Later as they became more powerful they could run more than one program at a time and they allowed more than one user to use the same powerful central computer. Everyone shared the same copy of their software on the same central computer but there were a number of screens and keyboards (terminals) connected to that same computers.
Then we started to see individuals and families getting their own workstations and computers. Each computer had its own copy of everything and ran one program at a time. Eventually these computers could run more than one program at a time, but for just one user at a time since they had just one screen and keyboard.
Then came another major shift as these single user computers allowed multiple users over a network. This means a single computer could become a “server” which someone on another computer could utilize over a network. So instead of terminals we have full-fledged computers that can do everything themselves sharing resources on a centralized “server” in order to enable some more collaboration and communication between users. Most of the software is installed and running on the individual computers and on the server.
Local networks of computers were interlinked to form the Internet, and servers were put under higher demand for performance and scalability. Single central servers were broken up into multiple servers to handle the increased demands for throughput and reliability.
Then we started to see software being developed which ran “on the cloud” - centrally, requiring no installation onto the computer the user accesses the software with. This is similar to how terminals worked with large central computers a long time ago except now each browser tab is its own terminal and can connect to a different central server, and the browser can do a lot more by itself.
Also the smartphone arrived on the scene meaning that computers became even smaller and more convenient than before, but mainly running the own software rather than use the cloud.
Also of honorable mention is the invention of various peer-to-peer technologies allowed user’s computers to collaborate (almost) without a central server.
One pattern I see here is probably the most obvious: computers are getting smaller, cheaper, and more portable.
Also I see that computers are becoming more numerous - what ran on one server before, now runs on several. People who used a single computer in the past are now often toting two or more (a laptop, a smartphone, a tablet).

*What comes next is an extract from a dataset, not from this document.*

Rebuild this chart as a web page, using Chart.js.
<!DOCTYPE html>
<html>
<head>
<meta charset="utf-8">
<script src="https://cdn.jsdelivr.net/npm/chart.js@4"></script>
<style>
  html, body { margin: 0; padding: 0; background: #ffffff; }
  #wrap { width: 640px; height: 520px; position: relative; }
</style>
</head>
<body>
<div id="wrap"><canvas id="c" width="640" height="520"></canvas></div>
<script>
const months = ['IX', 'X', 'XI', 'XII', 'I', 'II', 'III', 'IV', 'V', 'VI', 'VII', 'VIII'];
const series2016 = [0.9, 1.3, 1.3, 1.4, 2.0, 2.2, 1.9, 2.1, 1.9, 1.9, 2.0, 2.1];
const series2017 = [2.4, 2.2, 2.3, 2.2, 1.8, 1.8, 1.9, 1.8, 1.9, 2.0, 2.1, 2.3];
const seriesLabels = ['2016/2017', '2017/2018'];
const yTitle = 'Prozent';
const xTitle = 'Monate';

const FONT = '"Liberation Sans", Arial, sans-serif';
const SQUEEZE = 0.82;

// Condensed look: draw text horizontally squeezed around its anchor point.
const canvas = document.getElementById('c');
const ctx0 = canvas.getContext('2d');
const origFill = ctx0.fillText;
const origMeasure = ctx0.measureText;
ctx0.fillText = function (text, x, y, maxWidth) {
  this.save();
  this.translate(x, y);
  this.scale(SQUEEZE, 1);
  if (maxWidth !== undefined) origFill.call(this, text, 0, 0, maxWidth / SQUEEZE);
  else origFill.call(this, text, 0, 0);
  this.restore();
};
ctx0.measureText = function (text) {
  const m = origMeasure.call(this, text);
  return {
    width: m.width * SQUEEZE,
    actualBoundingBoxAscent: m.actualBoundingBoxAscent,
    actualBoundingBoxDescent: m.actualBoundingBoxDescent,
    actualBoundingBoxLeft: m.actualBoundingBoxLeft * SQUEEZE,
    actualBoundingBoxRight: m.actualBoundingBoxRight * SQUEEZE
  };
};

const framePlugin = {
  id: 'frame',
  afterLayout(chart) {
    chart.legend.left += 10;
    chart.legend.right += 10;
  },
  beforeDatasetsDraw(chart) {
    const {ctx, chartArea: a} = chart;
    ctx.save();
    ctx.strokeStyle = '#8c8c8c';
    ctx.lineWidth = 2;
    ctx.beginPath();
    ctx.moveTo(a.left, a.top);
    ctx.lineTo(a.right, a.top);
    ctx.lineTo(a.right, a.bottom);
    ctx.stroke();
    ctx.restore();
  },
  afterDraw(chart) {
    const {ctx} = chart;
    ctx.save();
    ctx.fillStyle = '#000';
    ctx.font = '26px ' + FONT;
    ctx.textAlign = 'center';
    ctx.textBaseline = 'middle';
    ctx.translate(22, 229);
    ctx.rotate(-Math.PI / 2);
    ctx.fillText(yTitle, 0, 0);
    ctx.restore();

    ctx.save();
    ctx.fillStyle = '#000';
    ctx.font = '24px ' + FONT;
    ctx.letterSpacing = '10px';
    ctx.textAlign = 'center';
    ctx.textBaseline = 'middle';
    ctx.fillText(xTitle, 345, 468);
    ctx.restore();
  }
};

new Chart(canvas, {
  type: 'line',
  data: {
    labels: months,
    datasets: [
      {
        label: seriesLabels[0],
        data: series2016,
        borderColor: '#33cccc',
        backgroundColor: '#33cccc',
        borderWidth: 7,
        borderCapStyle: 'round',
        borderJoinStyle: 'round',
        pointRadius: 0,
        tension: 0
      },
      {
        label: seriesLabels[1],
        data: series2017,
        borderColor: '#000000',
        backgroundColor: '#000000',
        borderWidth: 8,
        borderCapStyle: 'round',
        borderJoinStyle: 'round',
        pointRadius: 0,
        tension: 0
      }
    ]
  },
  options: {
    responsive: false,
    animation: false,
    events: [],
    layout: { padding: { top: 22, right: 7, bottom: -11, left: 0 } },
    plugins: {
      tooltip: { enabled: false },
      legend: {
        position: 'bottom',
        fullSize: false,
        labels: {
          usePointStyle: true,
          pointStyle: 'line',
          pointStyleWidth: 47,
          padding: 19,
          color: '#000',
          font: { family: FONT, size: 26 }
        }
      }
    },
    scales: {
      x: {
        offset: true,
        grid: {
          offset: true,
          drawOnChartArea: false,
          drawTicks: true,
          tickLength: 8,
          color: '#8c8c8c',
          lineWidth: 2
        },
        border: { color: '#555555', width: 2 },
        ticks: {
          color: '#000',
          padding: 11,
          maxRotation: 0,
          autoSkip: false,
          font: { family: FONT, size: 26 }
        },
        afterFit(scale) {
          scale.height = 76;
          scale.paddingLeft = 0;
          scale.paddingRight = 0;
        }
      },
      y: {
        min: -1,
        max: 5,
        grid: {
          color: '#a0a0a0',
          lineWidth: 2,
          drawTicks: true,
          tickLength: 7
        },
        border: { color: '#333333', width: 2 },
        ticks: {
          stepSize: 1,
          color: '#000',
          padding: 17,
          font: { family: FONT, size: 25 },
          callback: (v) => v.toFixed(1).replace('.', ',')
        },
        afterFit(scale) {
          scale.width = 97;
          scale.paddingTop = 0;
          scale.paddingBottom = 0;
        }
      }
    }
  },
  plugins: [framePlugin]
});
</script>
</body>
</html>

New generations of computers are less customizable with fewer capabilities and as a result easier to use than their predecessors. I recently thought to myself that as software enters the “late majority” it must become as hard to figure out as a shampoo bottle. Then I realized my 3-year-old can use an iPad but not wash his own hair.
I also see that new sizes / form factors are introduced periodically and are initially standalone single-user systems that eventually become networked multi-user systems that take advantage of centralized resources and servers.
If these trends continue we should see a new more convenient type of computer come on the scene in the next decade or so. Some of the possible manifestations that come to mind are wearable computers, Star Trek style intercoms, and implanted “cyberware”.
Smartphones should continue to depend more and more on the Internet for their functionality, especially for collaborative and productivity apps. They will probably eventually allow one to “switch users” on the same phone much the way we can with personal computers now.
Powerful desktop computers and laptops should continue to decline in popularity despite the fact they offer more bang for the buck; people are willing to pay more for the convenience of a smaller device. People will choose the smallest device that meets their personal needs, and only a certain category of professionals and gamers really need a powerful computer or laptop. Smartphones, tablets, and whatever the next generation is will get better and better to the point where the majority of users can accomplish all their normal computing tasks well enough not to miss the computer.